The Lumineers — Ophelia
People will try to tell you that The Lumineers are not very good, but I am here to tell you that’s incorrect. The Lumineers are better than people will tell you they are.
While “Ho Hey” is admittedly two and a half minutes of twee optimism that gets old after three plays and maddening after six, the rest of their 2012 self-titled album is worth digging into. “Flowers In Your Hair” is the perfect opener, both short and sweet. “Flapper Girl” is something that probably should’ve been more popular, embodying the same charm as the singles, with much more nuance and piano. “Slow It Down,” as the title suggests, is a slow-burner. It’s the opposite of the microwaved folk song The Lumineers have come to be associated with.

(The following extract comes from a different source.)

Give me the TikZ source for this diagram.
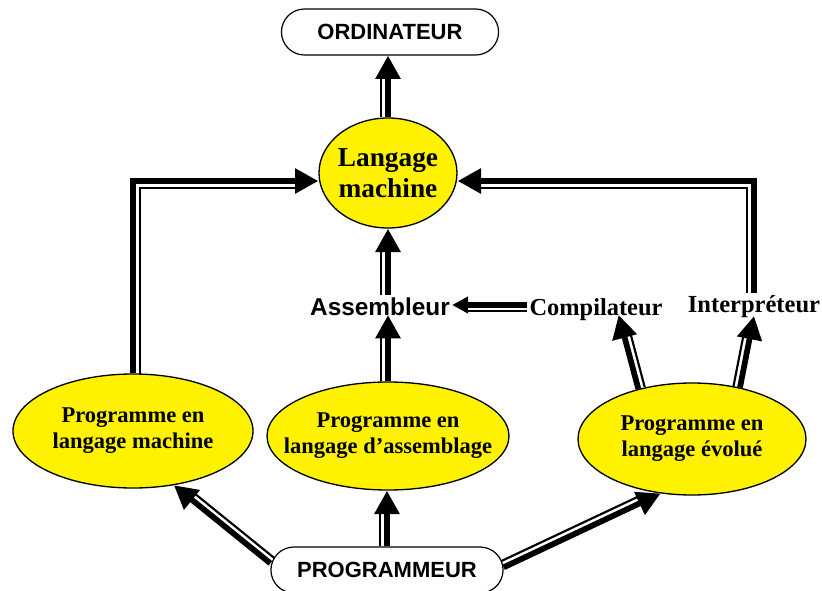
\documentclass[tikz,border=0pt]{standalone}
\usepackage{fontspec}
\setmainfont{Liberation Serif}
\setsansfont{Liberation Sans}
\usetikzlibrary{
  arrows.meta,
  backgrounds,
  shapes.geometric,
  shapes.misc
}
\tikzset{
  every node/.style={font=\bfseries, text=black},
  blob/.style={
    ellipse,
    draw=black,
    line width=1pt,
    fill=yellow,
    inner xsep=-15pt,
    inner ysep=0pt,
    align=center,
    font=\bfseries\fontsize{16.9}{19.5}\selectfont
  },
  tag/.style={
    rounded rectangle,
    draw=black,
    line width=0.9pt,
    fill=white,
    minimum height=34.5pt,
    font=\sffamily\bfseries\fontsize{16.5}{19}\selectfont
  },
  word/.style={inner sep=1.5pt},
  pipe/.style={
    line width=4.3pt,
    -{Triangle[length=17.5pt,width=18pt]}
  },
  rail/.style={
    line width=1.6pt,
    shorten >=16pt
  }
}

\begin{document}
\begin{tikzpicture}[x=0.75pt, y=-0.75pt]
  \useasboundingbox (0,0) rectangle (822,590);

  \node[tag, minimum width=169.5pt] (ord) at (390,32) {ORDINATEUR};
  \node[blob, minimum width=103.5pt, minimum height=82.5pt,
        font=\bfseries\fontsize{20.5}{23.3}\selectfont] (lm) at (388,173) {Langage\\machine};

  \node[word, anchor=base, font=\sffamily\bfseries\fontsize{18.3}{21}\selectfont] (asm) at (380,315) {Assembleur};
  \node[word, anchor=base, font=\bfseries\fontsize{18.3}{21}\selectfont] (comp) at (596,315) {Compilateur};
  \node[word, anchor=base, font=\bfseries\fontsize{18.4}{21}\selectfont] (inter) at (754,312) {Interpréteur};

  \node[blob, minimum width=180pt, minimum height=85.5pt] (pm) at (133,431) {Programme en\\langage machine};
  \node[blob, minimum width=181.5pt, minimum height=81pt] (pa) at (388,436) {Programme en\\langage d’assemblage};
  \node[blob, minimum width=171pt, minimum height=84pt] (ev) at (692,439) {Programme en\\langage évolué};

  \node[tag, minimum width=180.75pt] (prog) at (387,570) {PROGRAMMEUR};

  \begin{scope}[on background layer]
    % towards the computer
    \draw[pipe] (lm.north) -- (lm.north |- ord.south);
    \draw[rail, transform canvas={shift={(-5pt,0pt)}}] (lm.north) -- (lm.north |- ord.south);

    % machine language, directly
    \draw[pipe] (pm.north) |- ([yshift=-6pt]lm.west);
    \draw[rail, transform canvas={shift={(5pt,-5pt)}}] (pm.north) |- ([yshift=-6pt]lm.west);

    % interpreter
    \draw[pipe] (inter.north) |- ([yshift=-6pt]lm.east);
    \draw[rail, shorten <=5pt, transform canvas={shift={(-5pt,-5pt)}}] (inter.north) |- ([yshift=-6pt]lm.east);

    % assembler
    \draw[pipe] (lm.south |- asm.north) -- (lm.south);
    \draw[rail, transform canvas={shift={(-5pt,0pt)}}] (lm.south |- asm.north) -- (lm.south);
    \draw[pipe] (pa.north) -- (pa.north |- asm.base);
    \draw[rail, transform canvas={shift={(-5pt,0pt)}}] (pa.north) -- (pa.north |- asm.base);

    % compiler
    \draw[pipe, -{Triangle[length=12pt,width=12pt]}] ([yshift=7.5pt]comp.base west) -- ([yshift=7.5pt]asm.base east);
    \draw[rail, shorten >=10pt, transform canvas={shift={(0pt,-4.5pt)}}] ([yshift=7.5pt]comp.base west) -- ([yshift=7.5pt]asm.base east);
    \draw[pipe] (ev.137) -- ([xshift=17pt]comp.base);
    \draw[rail, transform canvas={shift={(4.8pt,1.4pt)}}] (ev.137) -- ([xshift=17pt]comp.base);
    \draw[pipe] (ev.47) -- ([yshift=-3pt]inter.base);
    \draw[rail, transform canvas={shift={(-4.9pt,0.9pt)}}] (ev.47) -- ([yshift=-3pt]inter.base);

    % the programmer
    \draw[pipe] ([yshift=5pt]prog.west) -- (pm.-53);
    \draw[rail, transform canvas={shift={(3.1pt,3.9pt)}}] ([yshift=5pt]prog.west) -- (pm.-53);
    \draw[pipe] (prog.north) -- (prog.north |- pa.south);
    \draw[rail, transform canvas={shift={(-5pt,0pt)}}] (prog.north) -- (prog.north |- pa.south);
    \draw[pipe] ([yshift=2pt]prog.east) -- (ev.-120);
    \draw[rail, transform canvas={shift={(-2.2pt,4.5pt)}}] ([yshift=2pt]prog.east) -- (ev.-120);
  \end{scope}
\end{tikzpicture}
\end{document}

Now it’s been nearly four years since that debut, which was polarizing, to say the least. The masses loved it and hated it. Critics loved it, hated it, and ignored it. It sold nearly four million copies worldwide, which is pretty unheard of for the style The Lumineers bring to the table.
I love folk music, folk-rock, Americana, or whatever you want to call it. But a major problem for me occurs when the music gets stale. Folk, by its nature, is pretty simplistic. Because of that, there’s a dangerous trap that musicians must avoid. For example, Mumford & Sons enthralled me with Sign No More. It was one of my favorite albums for a few months after I discovered it. Not long after, Babel came out and it almost made me angry in its unoriginality. A sophomore album that sounds like outtakes from a debut album is not good. (I should note that this is true for all genres, but it seems to be especially true for folk-oriented music.)
This is the challenge that The Lumineers face now, and it seems to be something they’re aware of. “The album is sonically pretty different from the first one,” lead singer Wesley Schultz told NPR. “The common thread is a lot of the percussion has remained.”
Our first glimpse at this step into the unknown is “Ophelia.”
The first set of good decisions are immediately apparent, as the song swells with plodding percussion and reverberating piano. It also benefits from a catchy hook and a tantalizing piano riff. It’s big and nostalgic. While the debut album hooked me with its slow, somber mood, there’s a sense of movement here. I’m not sure if I’d go as far as calling it optimistic, but “Ophelia” definitely catches The Lumineers gazing into the future.
I got a new girlfriend here
Feels like he’s on top
And I don’t feel no remorse
And you can’t see past my blindness
First singles are almost always an unfair way to assess the style of an album. The goal of the single is to generate buzz while only giving hints towards the album it promotes. Using the first song to guess about the other ten is pretty difficult. It’s impossible to say what Cleopatra will sound like, but “Ophelia” sounds like a step in the right direction. That said, I’d be lying if I said I wasn’t worried about what the album holds.